The King Has Returned
I’ve often said that the Oscars are given out too early. If you really want to know what movie is the Best Picture of a particular year, wait ten years and then hand out the awards. I’d bet most of the time you would get a different result.
2004, however, was the year The Return of the King won Best Picture and something tells me that we wouldn’t see too many people shouting for Peter Jackson to return his trophy. I wonder, though, how the movie would have been different if it had been about another King.
Not Elvis. I don’t know crap about Elvis.
Here in Minnesota, we have a winter carnival wherein we celebrate the idiotic weather as a means to pretend that it isn’t slowly driving us insane. The carnival is ruled by King Boreas, who is locked in battle with Vulcanus Rex and his Vulcan Krewe for control of the Minnesota climate.
Boreas is defeated, of course, because winter must eventually give way to spring. And so it does. About three months after the winter carnival ends. If the guy playing King Boreas is smart, he goes into hiding once the carnival is over.
What if Return of the King was about King Boreas? It makes sense, right? Aaragorn Boreas is away from the white city (white = snow) but he returns to take down Sauron Rex and his Orc Krewe.
Sauron will always defeat winter unless Frodo can cast the ring into the fire. In this narrative, the ring is global warming and if Sauron can get his hands on it, he will be able to slowly heat Middle Earth over several decades, eventually flooding the cities that lie near the ocean.
I know it doesn’t seem like any city in Middle Earth lies near an ocean but trust me, there probably are some of them and this plan of Sauron Rex’s is pretty sinister. For the cities next to the ocean. That we don’t know about.
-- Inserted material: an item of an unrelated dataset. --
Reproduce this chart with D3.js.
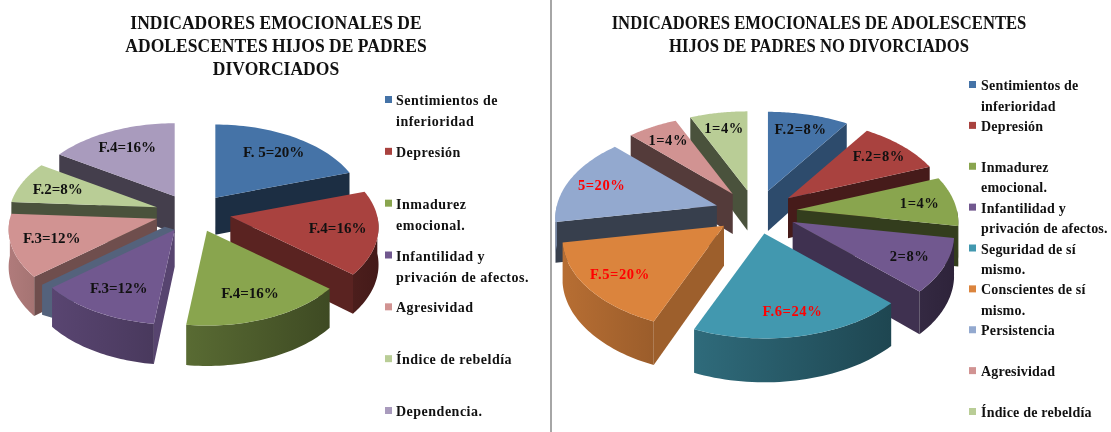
<!DOCTYPE html>
<html><head><meta charset="utf-8">
<script src="https://cdn.jsdelivr.net/npm/d3@7"></script>
<style>html,body{margin:0;padding:0;background:#fff}svg{display:block;filter:blur(0.45px)}text{font-family:"Liberation Serif",serif;font-weight:bold;fill:#111}</style>
</head><body><svg id="c" width="1111" height="432"></svg>
<script>
// ---- data ----
const leftTitle = ["INDICADORES EMOCIONALES DE","ADOLESCENTES HIJOS DE PADRES","DIVORCIADOS"];
const rightTitle = ["INDICADORES EMOCIONALES DE ADOLESCENTES","HIJOS DE PADRES NO DIVORCIADOS"];
const leftCategories = ["Sentimientos de|inferioridad","Depresión","Inmadurez|emocional.","Infantilidad y|privación de afectos.","Agresividad","Índice de rebeldía","Dependencia."];
const leftValues = [20,16,16,12,12,8,16];
const leftLabels = ["F. 5=20%","F.4=16%","F.4=16%","F.3=12%","F.3=12%","F.2=8%","F.4=16%"];
const leftKeys = ["blue","red","green","purple","pink","lime","lilac"];
const rightCategories = ["Sentimientos de|inferioridad","Depresión","Inmadurez|emocional.","Infantilidad y|privación de afectos.","Seguridad de sí|mismo.","Conscientes de sí|mismo.","Persistencia","Agresividad","Índice de rebeldía"];
// wedge sizes as drawn in the picture (the printed labels are hand-typed and differ)
const rightValues = [9.4,9.7,8.6,9.4,19.2,15.8,15.3,5.8,6.7];
const rightLabels = ["F.2=8%","F.2=8%","1=4%","2=8%","F.6=24%","F.5=20%","5=20%","1=4%","1=4%"];
const rightKeys = ["blue","red","green","purple","teal","orange","peri","pink","lime"];
const rightRed = ["F.6=24%","F.5=20%","5=20%"];
const palette = {blue:"#4573a7",red:"#a9423f",green:"#89a54e",purple:"#71588f",teal:"#4298af",orange:"#db843d",peri:"#93a9cf",pink:"#d19392",lime:"#b9cd96",lilac:"#a99bbd"};

const svg = d3.select("#c");
const defs = svg.append("defs");
const line = d3.line().curve(d3.curveLinear);
let gid = 0;
const HALF = Math.PI/2, TAU = 2*Math.PI;

function pie3d(o){
  const g = svg.append("g");
  const arcs = d3.pie().sort(null).startAngle(0).endAngle(TAU)(o.values);
  const project = (a,f,b,d)=>{
    const u=Math.sin(a)*f, v=-Math.cos(a)*f, s=1+o.k*v;
    const ax=o.cx+o.ex*Math.sin(b), ay=o.cy-o.ey*Math.cos(b);
    return [ax+o.R*u*s, ay+o.ry*v*s+d*(1+o.k*0.7*v)];
  };
  const items = arcs.map((d,i)=>({d,i,mid:(d.startAngle+d.endAngle)/2}));
  items.sort((p,q)=>(-Math.cos(p.mid))-(-Math.cos(q.mid)));
  items.forEach(it=>{
    const {d,i,mid}=it, col=d3.color(palette[o.keys[i]]);
    const dk=(c,f)=>d3.rgb(c.r*f,c.g*f,c.b*f).formatHex();
    const wall=(a)=>{
      const f=a>3*HALF ? 0.4 : 0.36+0.42*Math.pow(Math.cos(a),2);
      g.append("path").attr("d",line([project(a,0,mid,0),project(a,1,mid,0),project(a,1,mid,o.depth),project(a,0,mid,o.depth)])+"Z").attr("fill",dk(col,f));
    };
    if(Math.sin(d.startAngle)<0) wall(d.startAngle);
    if(Math.sin(d.endAngle)>0) wall(d.endAngle);
    if(o.ghost && o.ghost.i===i){
      const G=o.ghost, a=d.endAngle, A=project(a,0,mid,0), O=project(a,1,mid,0);
      g.append("path").attr("d",line([[A[0]+G.dx,A[1]+G.dy],[O[0]+G.dx,O[1]+G.dy],[O[0]+G.dx,O[1]+G.dy+G.h],[O[0],O[1]+G.h],A])+"Z").attr("fill",G.fill);
    }
    const a0=Math.max(d.startAngle,HALF), a1=Math.min(d.endAngle,3*HALF);
    if(a1>a0){
      const N=40, th=d3.range(N+1).map(j=>a0+(a1-a0)*j/N);
      const outer=th.map(a=>project(a,1,mid,0)), outerB=th.map(a=>project(a,1,mid,o.depth)).reverse();
      const id="w"+(gid++), lit=a=>0.62-0.22*Math.sin(a);
      const gr=defs.append("linearGradient").attr("id",id).attr("gradientUnits","userSpaceOnUse")
        .attr("x1",d3.min(outer,p=>p[0])).attr("x2",d3.max(outer,p=>p[0])).attr("y1",0).attr("y2",0);
      gr.append("stop").attr("offset",0).attr("stop-color",dk(col,lit(a1)));
      gr.append("stop").attr("offset",1).attr("stop-color",dk(col,lit(a0)));
      g.append("path").attr("d",line(outer.concat(outerB))+"Z").attr("fill",`url(#${id})`);
    }
    const N2=40, rim=d3.range(N2+1).map(j=>project(d.startAngle+(d.endAngle-d.startAngle)*j/N2,1,mid,0));
    g.append("path").attr("d",line([project(0,0,mid,0)].concat(rim))+"Z").attr("fill",col.formatHex());
  });
  items.sort((p,q)=>p.i-q.i).forEach(it=>{
    const [x,y]=project(it.mid,o.labelF,it.mid,0), t=o.labels[it.i];
    g.append("text").attr("x",x).attr("y",y+5).attr("text-anchor","middle")
     .attr("font-size",o.labelSize).style("letter-spacing",o.labelSpacing+"px")
     .style("fill",o.redLabels.includes(t)?"#ff0000":"#111").text(t);
  });
}

function title(lines,cx,y0,dy,size,sx){
  lines.forEach((t,i)=>svg.append("text").attr("text-anchor","middle")
    .attr("transform",`translate(${cx},${y0+i*dy}) scale(${sx},1)`)
    .attr("font-size",size).text(t));
}
function legend(o){
  const y=d3.scalePoint().domain(o.cats).range([o.y0,o.y1]);
  o.cats.forEach((c,i)=>{
    svg.append("rect").attr("x",o.x).attr("y",y(c)-4).attr("width",7).attr("height",7).attr("fill",palette[o.keys[i]]);
    c.split("|").forEach((t,j)=>svg.append("text").attr("x",o.x+o.tx).attr("y",y(c)+5+j*o.lh)
      .attr("font-size",o.size).style("letter-spacing",o.spacing+"px").text(t));
  });
}

svg.append("line").attr("x1",551).attr("x2",551).attr("y1",0).attr("y2",432).attr("stroke","#a6a6a6").attr("stroke-width",2);

pie3d({values:leftValues,keys:leftKeys,labels:leftLabels,redLabels:[],cx:193,cy:213,ex:38,ey:19,R:147,ry:84,k:0.13,depth:37,labelF:0.73,labelSize:15,labelSpacing:0,ghost:{i:3,dx:-10,dy:-3,h:30,fill:"#54627c"}});
pie3d({values:rightValues,keys:rightKeys,labels:rightLabels,redLabels:rightRed,cx:756,cy:212,ex:41,ey:22,R:160,ry:92,k:0.14,depth:40,labelF:0.78,labelSize:14.5,labelSpacing:0.6});

title(leftTitle,276,29,23,18,0.975);
title(rightTitle,819,29,23,18,0.925);
legend({cats:leftCategories,keys:leftKeys,x:385,tx:11,y0:100,y1:411,lh:21,size:14,spacing:0.5});
legend({cats:rightCategories,keys:rightKeys,x:969,tx:12,y0:85,y1:412,lh:20.5,size:14,spacing:0.2});
</script></body></html>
We do know that it would take a lot longer for the elves to sail to the undying lands if the water rose. SINISTER!!!!
Aaragorn Boreas is, of course, aided by a white wizard (white = snow) in his quest to bring healing cold to the realms of Middle Earth. Because Middle Earth is overheated.
Now this all makes sense because every evil thing in Middle Earth seems to have something to do with fire. Sauron is a big flaming eye. Smaug is a fire-breathing dragon. The Balrog seems to be, basically, a flaming Kaiju. Saurumon burns a shit ton of trees.
They want Middle Earth to get hotter and hotter but Aragorn knows that the natural cycle of the seasons must be allowed to continue. We cannot appreciate spring without winter, he reasons. A really long winter with several feet of snow and months of days below zero. You go through that shit and you can really appreciate summer.
So Aaragorn returns to the White City, where there is no snow because Sauron Rex has been slowly warming the climate aided, in no small part, by the greenhouse gasses Sauroman has produced by burning Fangorn forest. Or whatever forest he burned. That part isn’t all that important. It was a big forest, though.
Aaragorn is also aided by an army of the dead, who are mostly skeletons with bleached white bones (WHITE = SNOW). That means he brings snow back to the city in the form of the undead army!
Then Frodo throws global warming into a volcano and it starts to snow for real! It isn’t just the ashes of the undead army produced when Aaragorn decides to release them from their vow. It is real snow.
BOOM! Story over. Winter has returned to Middle Earth!
Then the movie goes on for about thirty more minutes. We learn that Saruon Rex comes back every winter and they have a Carnival of the Ring where a Hobbit has to get a replica of the one ring into the volcano before Sauron can find him. Hobbits are chosen from the twelve Hobbit districts and they must compete in a game. The victor gets to climb mount doom and get his fingers bitten off by the previous year’s winner, who has slowly been driven insane by his inability to write.
Everyone enjoys that for a few hundred years and then they all move to California.